→ **Given information**:
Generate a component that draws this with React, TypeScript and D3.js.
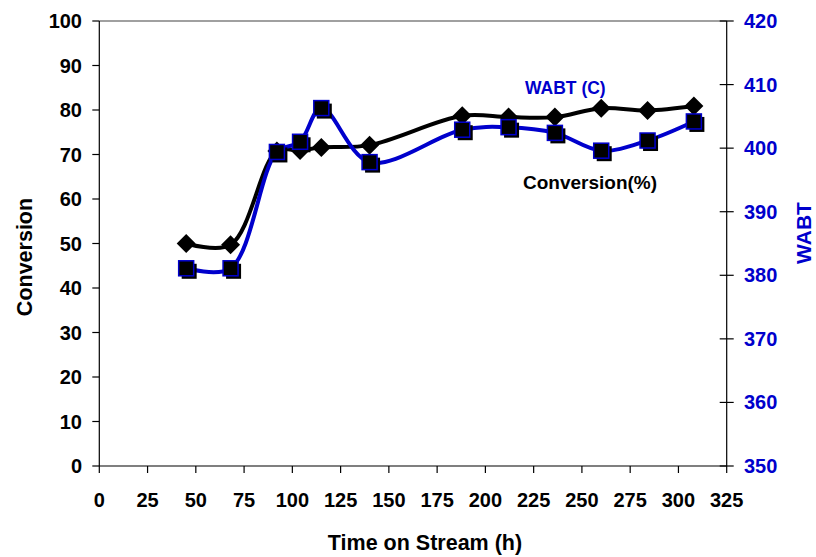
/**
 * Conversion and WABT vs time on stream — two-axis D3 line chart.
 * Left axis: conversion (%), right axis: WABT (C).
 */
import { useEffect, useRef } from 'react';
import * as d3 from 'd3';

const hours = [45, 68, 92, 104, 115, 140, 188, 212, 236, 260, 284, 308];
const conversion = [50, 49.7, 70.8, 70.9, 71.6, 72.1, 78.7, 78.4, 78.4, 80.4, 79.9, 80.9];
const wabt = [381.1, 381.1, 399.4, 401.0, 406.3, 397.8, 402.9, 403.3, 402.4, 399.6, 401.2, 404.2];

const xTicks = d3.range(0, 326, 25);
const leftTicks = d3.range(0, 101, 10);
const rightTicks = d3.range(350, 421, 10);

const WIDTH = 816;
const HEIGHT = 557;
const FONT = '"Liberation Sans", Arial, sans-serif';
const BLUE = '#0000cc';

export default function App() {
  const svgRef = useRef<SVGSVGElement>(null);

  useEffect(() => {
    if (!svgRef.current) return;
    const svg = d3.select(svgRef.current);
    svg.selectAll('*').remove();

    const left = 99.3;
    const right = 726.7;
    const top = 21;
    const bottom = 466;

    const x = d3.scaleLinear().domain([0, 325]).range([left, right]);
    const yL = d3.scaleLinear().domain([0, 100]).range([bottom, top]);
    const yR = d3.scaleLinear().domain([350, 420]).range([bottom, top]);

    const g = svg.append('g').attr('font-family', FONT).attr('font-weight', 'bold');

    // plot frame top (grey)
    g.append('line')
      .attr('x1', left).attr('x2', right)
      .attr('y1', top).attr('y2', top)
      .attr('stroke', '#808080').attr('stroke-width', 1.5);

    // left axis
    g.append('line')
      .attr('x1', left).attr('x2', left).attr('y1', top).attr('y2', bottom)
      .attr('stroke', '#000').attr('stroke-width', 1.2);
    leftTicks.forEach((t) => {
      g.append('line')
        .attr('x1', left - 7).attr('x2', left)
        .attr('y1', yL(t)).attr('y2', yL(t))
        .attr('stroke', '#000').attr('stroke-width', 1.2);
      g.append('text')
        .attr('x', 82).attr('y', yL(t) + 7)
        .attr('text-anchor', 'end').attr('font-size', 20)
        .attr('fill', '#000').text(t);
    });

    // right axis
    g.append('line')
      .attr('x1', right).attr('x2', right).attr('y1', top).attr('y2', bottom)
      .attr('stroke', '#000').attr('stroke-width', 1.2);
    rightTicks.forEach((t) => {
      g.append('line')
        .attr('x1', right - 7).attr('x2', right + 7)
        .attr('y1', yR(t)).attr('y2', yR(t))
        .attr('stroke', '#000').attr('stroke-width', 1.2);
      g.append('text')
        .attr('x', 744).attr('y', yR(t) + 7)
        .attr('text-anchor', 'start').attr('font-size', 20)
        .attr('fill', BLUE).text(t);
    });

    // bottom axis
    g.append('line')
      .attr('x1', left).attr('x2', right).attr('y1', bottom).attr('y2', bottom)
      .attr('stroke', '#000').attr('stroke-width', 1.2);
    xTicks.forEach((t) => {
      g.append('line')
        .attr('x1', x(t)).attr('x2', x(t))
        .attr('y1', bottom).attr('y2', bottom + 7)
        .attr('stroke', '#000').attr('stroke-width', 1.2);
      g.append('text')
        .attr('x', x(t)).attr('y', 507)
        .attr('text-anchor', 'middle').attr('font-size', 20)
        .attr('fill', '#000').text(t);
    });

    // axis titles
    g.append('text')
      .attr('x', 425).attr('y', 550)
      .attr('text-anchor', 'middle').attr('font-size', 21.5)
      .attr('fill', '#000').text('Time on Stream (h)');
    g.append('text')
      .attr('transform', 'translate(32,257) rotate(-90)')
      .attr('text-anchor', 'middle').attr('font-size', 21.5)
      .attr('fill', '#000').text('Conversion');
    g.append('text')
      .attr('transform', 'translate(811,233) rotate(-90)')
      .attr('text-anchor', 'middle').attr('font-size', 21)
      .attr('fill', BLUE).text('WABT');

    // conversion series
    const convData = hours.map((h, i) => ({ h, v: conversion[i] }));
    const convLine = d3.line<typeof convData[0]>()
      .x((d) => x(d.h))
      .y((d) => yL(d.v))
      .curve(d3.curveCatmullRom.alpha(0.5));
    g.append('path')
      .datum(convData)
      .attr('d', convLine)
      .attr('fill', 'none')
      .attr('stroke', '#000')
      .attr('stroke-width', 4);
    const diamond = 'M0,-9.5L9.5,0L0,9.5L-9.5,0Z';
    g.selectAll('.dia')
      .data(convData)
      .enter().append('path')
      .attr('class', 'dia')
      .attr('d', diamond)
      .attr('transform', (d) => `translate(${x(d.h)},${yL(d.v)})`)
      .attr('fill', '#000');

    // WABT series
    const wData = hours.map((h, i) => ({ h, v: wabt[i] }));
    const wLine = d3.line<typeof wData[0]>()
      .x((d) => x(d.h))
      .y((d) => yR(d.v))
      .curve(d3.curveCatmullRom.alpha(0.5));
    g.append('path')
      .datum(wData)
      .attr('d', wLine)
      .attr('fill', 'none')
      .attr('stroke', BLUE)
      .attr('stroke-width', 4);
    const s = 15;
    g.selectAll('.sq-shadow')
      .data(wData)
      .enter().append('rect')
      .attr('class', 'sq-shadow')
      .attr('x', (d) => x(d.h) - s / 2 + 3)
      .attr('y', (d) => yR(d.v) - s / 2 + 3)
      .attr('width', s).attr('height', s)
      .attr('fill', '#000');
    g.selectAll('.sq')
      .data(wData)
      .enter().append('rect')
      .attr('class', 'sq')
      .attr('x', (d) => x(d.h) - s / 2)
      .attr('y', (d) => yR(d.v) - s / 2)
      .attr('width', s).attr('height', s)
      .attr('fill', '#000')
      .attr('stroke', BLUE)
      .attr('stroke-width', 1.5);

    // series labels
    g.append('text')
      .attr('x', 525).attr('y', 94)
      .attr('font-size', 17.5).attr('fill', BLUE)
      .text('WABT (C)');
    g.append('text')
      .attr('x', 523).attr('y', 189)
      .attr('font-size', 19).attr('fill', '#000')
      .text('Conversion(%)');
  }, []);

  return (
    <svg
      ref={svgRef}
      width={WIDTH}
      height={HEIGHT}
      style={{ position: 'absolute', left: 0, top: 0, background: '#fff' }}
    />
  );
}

→ **Required work**:
Restate the data above exactly, stripping out each image.

→ **Result below**:
Generate a component that draws this with React, TypeScript and D3.js.
/**
 * Conversion and WABT vs time on stream — two-axis D3 line chart.
 * Left axis: conversion (%), right axis: WABT (C).
 */
import { useEffect, useRef } from 'react';
import * as d3 from 'd3';

const hours = [45, 68, 92, 104, 115, 140, 188, 212, 236, 260, 284, 308];
const conversion = [50, 49.7, 70.8, 70.9, 71.6, 72.1, 78.7, 78.4, 78.4, 80.4, 79.9, 80.9];
const wabt = [381.1, 381.1, 399.4, 401.0, 406.3, 397.8, 402.9, 403.3, 402.4, 399.6, 401.2, 404.2];

const xTicks = d3.range(0, 326, 25);
const leftTicks = d3.range(0, 101, 10);
const rightTicks = d3.range(350, 421, 10);

const WIDTH = 816;
const HEIGHT = 557;
const FONT = '"Liberation Sans", Arial, sans-serif';
const BLUE = '#0000cc';

export default function App() {
  const svgRef = useRef<SVGSVGElement>(null);

  useEffect(() => {
    if (!svgRef.current) return;
    const svg = d3.select(svgRef.current);
    svg.selectAll('*').remove();

    const left = 99.3;
    const right = 726.7;
    const top = 21;
    const bottom = 466;

    const x = d3.scaleLinear().domain([0, 325]).range([left, right]);
    const yL = d3.scaleLinear().domain([0, 100]).range([bottom, top]);
    const yR = d3.scaleLinear().domain([350, 420]).range([bottom, top]);

    const g = svg.append('g').attr('font-family', FONT).attr('font-weight', 'bold');

    // plot frame top (grey)
    g.append('line')
      .attr('x1', left).attr('x2', right)
      .attr('y1', top).attr('y2', top)
      .attr('stroke', '#808080').attr('stroke-width', 1.5);

    // left axis
    g.append('line')
      .attr('x1', left).attr('x2', left).attr('y1', top).attr('y2', bottom)
      .attr('stroke', '#000').attr('stroke-width', 1.2);
    leftTicks.forEach((t) => {
      g.append('line')
        .attr('x1', left - 7).attr('x2', left)
        .attr('y1', yL(t)).attr('y2', yL(t))
        .attr('stroke', '#000').attr('stroke-width', 1.2);
      g.append('text')
        .attr('x', 82).attr('y', yL(t) + 7)
        .attr('text-anchor', 'end').attr('font-size', 20)
        .attr('fill', '#000').text(t);
    });

    // right axis
    g.append('line')
      .attr('x1', right).attr('x2', right).attr('y1', top).attr('y2', bottom)
      .attr('stroke', '#000').attr('stroke-width', 1.2);
    rightTicks.forEach((t) => {
      g.append('line')
        .attr('x1', right - 7).attr('x2', right + 7)
        .attr('y1', yR(t)).attr('y2', yR(t))
        .attr('stroke', '#000').attr('stroke-width', 1.2);
      g.append('text')
        .attr('x', 744).attr('y', yR(t) + 7)
        .attr('text-anchor', 'start').attr('font-size', 20)
        .attr('fill', BLUE).text(t);
    });

    // bottom axis
    g.append('line')
      .attr('x1', left).attr('x2', right).attr('y1', bottom).attr('y2', bottom)
      .attr('stroke', '#000').attr('stroke-width', 1.2);
    xTicks.forEach((t) => {
      g.append('line')
        .attr('x1', x(t)).attr('x2', x(t))
        .attr('y1', bottom).attr('y2', bottom + 7)
        .attr('stroke', '#000').attr('stroke-width', 1.2);
      g.append('text')
        .attr('x', x(t)).attr('y', 507)
        .attr('text-anchor', 'middle').attr('font-size', 20)
        .attr('fill', '#000').text(t);
    });

    // axis titles
    g.append('text')
      .attr('x', 425).attr('y', 550)
      .attr('text-anchor', 'middle').attr('font-size', 21.5)
      .attr('fill', '#000').text('Time on Stream (h)');
    g.append('text')
      .attr('transform', 'translate(32,257) rotate(-90)')
      .attr('text-anchor', 'middle').attr('font-size', 21.5)
      .attr('fill', '#000').text('Conversion');
    g.append('text')
      .attr('transform', 'translate(811,233) rotate(-90)')
      .attr('text-anchor', 'middle').attr('font-size', 21)
      .attr('fill', BLUE).text('WABT');

    // conversion series
    const convData = hours.map((h, i) => ({ h, v: conversion[i] }));
    const convLine = d3.line<typeof convData[0]>()
      .x((d) => x(d.h))
      .y((d) => yL(d.v))
      .curve(d3.curveCatmullRom.alpha(0.5));
    g.append('path')
      .datum(convData)
      .attr('d', convLine)
      .attr('fill', 'none')
      .attr('stroke', '#000')
      .attr('stroke-width', 4);
    const diamond = 'M0,-9.5L9.5,0L0,9.5L-9.5,0Z';
    g.selectAll('.dia')
      .data(convData)
      .enter().append('path')
      .attr('class', 'dia')
      .attr('d', diamond)
      .attr('transform', (d) => `translate(${x(d.h)},${yL(d.v)})`)
      .attr('fill', '#000');

    // WABT series
    const wData = hours.map((h, i) => ({ h, v: wabt[i] }));
    const wLine = d3.line<typeof wData[0]>()
      .x((d) => x(d.h))
      .y((d) => yR(d.v))
      .curve(d3.curveCatmullRom.alpha(0.5));
    g.append('path')
      .datum(wData)
      .attr('d', wLine)
      .attr('fill', 'none')
      .attr('stroke', BLUE)
      .attr('stroke-width', 4);
    const s = 15;
    g.selectAll('.sq-shadow')
      .data(wData)
      .enter().append('rect')
      .attr('class', 'sq-shadow')
      .attr('x', (d) => x(d.h) - s / 2 + 3)
      .attr('y', (d) => yR(d.v) - s / 2 + 3)
      .attr('width', s).attr('height', s)
      .attr('fill', '#000');
    g.selectAll('.sq')
      .data(wData)
      .enter().append('rect')
      .attr('class', 'sq')
      .attr('x', (d) => x(d.h) - s / 2)
      .attr('y', (d) => yR(d.v) - s / 2)
      .attr('width', s).attr('height', s)
      .attr('fill', '#000')
      .attr('stroke', BLUE)
      .attr('stroke-width', 1.5);

    // series labels
    g.append('text')
      .attr('x', 525).attr('y', 94)
      .attr('font-size', 17.5).attr('fill', BLUE)
      .text('WABT (C)');
    g.append('text')
      .attr('x', 523).attr('y', 189)
      .attr('font-size', 19).attr('fill', '#000')
      .text('Conversion(%)');
  }, []);

  return (
    <svg
      ref={svgRef}
      width={WIDTH}
      height={HEIGHT}
      style={{ position: 'absolute', left: 0, top: 0, background: '#fff' }}
    />
  );
}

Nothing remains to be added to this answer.